** Given task **
Below are records; count the lines in them that hold "page" and give only the count.

** Records to use **
+ + + + +

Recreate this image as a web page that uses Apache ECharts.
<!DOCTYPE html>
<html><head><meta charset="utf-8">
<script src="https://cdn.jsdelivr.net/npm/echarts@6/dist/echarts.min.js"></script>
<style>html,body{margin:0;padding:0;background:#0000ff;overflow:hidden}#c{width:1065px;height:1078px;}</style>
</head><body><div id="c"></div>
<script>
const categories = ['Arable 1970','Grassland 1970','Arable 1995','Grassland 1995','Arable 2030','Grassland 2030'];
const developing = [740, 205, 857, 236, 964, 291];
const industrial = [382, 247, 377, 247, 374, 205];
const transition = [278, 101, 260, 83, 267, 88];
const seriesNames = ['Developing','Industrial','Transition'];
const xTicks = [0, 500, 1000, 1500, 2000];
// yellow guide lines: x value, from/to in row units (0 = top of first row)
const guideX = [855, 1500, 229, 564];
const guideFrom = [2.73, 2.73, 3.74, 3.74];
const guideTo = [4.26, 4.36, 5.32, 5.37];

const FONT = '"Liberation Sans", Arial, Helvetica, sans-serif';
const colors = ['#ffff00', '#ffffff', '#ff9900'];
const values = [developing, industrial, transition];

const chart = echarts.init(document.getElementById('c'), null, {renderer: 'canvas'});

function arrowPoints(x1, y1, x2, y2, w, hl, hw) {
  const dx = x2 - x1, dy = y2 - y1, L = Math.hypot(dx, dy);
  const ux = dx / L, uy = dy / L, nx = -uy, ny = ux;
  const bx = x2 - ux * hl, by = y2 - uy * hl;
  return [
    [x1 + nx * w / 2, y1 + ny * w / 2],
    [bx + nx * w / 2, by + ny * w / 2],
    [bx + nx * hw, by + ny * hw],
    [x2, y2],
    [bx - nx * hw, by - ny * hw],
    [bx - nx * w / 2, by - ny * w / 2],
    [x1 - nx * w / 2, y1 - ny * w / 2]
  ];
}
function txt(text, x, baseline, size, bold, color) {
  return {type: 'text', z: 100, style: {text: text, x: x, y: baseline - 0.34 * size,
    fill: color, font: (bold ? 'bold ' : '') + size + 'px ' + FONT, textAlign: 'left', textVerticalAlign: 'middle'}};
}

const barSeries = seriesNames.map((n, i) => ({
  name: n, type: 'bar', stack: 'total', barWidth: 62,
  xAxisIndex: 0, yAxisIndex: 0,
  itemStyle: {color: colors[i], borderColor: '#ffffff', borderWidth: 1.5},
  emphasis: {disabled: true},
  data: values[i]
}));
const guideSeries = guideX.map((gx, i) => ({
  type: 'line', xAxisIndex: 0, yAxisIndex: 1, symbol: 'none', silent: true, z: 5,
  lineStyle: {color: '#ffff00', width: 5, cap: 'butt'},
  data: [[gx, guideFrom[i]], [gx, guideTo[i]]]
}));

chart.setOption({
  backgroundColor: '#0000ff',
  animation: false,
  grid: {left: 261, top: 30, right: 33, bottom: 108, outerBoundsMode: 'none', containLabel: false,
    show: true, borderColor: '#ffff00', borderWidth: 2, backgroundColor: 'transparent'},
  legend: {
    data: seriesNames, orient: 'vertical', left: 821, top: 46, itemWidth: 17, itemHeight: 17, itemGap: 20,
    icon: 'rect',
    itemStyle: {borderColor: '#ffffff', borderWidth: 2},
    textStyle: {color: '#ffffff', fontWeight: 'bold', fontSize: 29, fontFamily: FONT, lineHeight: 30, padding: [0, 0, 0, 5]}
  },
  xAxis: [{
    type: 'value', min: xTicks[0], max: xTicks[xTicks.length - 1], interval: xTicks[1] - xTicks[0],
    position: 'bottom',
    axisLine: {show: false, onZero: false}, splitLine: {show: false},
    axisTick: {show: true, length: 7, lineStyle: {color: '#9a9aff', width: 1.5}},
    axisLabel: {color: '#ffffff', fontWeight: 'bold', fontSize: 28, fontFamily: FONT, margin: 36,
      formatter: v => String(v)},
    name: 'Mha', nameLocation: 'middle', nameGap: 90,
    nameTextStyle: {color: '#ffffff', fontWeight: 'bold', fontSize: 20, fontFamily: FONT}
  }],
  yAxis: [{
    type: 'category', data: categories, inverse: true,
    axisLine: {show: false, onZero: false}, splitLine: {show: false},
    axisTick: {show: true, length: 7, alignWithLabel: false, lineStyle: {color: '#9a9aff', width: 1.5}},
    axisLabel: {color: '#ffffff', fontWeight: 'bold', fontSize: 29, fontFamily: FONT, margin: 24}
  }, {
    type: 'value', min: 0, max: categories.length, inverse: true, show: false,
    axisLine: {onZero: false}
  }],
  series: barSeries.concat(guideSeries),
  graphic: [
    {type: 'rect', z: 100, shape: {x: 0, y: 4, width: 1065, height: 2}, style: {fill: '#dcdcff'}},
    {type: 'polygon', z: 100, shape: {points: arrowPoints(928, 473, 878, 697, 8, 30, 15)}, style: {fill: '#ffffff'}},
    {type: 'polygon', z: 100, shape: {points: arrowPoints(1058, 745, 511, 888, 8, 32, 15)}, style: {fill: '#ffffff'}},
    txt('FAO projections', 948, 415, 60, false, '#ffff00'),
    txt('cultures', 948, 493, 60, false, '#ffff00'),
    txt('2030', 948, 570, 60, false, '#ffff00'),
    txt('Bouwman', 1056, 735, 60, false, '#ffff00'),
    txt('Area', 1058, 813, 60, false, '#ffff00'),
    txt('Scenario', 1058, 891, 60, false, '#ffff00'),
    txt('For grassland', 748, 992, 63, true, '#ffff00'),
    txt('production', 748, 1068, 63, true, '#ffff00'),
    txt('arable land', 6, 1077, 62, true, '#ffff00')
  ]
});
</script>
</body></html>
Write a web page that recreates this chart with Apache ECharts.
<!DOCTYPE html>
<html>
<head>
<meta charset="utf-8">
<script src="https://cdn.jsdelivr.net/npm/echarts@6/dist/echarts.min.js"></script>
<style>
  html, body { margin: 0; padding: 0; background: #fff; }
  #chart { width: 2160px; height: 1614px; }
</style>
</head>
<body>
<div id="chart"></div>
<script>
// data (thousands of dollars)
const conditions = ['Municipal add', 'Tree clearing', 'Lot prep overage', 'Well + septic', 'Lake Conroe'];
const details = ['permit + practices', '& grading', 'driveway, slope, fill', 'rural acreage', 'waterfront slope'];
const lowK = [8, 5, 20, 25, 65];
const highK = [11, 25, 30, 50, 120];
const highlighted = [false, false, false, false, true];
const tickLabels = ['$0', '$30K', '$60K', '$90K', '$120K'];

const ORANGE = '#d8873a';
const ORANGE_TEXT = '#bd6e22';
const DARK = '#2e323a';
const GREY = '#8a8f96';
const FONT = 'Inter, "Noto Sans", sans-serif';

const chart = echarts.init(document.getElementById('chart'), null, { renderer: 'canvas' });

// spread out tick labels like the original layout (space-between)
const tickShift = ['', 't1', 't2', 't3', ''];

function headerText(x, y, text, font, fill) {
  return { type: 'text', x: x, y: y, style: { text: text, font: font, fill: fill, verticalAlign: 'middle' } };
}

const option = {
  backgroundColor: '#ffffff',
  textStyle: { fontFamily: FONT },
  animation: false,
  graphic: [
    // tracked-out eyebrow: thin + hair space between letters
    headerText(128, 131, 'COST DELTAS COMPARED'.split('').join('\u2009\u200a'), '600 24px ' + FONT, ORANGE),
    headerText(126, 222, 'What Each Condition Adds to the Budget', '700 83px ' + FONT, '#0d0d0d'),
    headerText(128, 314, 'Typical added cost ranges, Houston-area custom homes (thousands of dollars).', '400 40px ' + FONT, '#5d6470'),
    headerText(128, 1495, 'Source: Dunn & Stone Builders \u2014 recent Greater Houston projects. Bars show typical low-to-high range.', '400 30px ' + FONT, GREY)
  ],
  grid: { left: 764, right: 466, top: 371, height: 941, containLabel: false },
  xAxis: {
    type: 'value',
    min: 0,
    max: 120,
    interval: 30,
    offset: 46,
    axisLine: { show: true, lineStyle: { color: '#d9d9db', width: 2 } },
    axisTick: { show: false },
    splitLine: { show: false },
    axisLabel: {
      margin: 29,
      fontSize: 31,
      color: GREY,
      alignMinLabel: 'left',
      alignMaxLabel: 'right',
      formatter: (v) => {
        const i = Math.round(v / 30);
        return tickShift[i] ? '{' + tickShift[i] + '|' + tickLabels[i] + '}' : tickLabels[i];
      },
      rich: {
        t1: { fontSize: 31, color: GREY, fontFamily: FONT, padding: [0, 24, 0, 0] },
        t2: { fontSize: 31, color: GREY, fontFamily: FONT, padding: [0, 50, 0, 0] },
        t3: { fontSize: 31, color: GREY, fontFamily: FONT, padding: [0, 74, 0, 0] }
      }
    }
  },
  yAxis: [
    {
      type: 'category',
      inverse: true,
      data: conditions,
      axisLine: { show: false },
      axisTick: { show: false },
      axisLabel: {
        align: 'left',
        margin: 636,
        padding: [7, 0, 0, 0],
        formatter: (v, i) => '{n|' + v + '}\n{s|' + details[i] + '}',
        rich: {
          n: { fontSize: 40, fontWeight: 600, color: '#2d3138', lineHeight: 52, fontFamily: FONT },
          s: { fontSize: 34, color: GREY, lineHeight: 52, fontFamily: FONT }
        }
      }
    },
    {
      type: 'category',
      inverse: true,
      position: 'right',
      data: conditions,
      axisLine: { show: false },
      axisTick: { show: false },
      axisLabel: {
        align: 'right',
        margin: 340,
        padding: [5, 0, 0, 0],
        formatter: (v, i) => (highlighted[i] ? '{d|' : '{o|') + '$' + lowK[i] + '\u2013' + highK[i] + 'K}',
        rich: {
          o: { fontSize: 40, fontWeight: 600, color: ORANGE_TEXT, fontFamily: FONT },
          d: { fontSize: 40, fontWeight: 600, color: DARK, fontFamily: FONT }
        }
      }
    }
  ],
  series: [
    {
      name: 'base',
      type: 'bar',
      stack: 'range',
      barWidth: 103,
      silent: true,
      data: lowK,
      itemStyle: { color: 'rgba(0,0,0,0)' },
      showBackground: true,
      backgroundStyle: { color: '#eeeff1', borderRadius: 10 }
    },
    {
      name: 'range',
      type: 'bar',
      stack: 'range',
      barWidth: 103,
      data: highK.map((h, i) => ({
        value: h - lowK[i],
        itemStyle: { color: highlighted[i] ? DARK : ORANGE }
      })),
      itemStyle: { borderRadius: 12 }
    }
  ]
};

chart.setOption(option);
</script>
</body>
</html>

+ + + + +

** Reply to the exercise **
2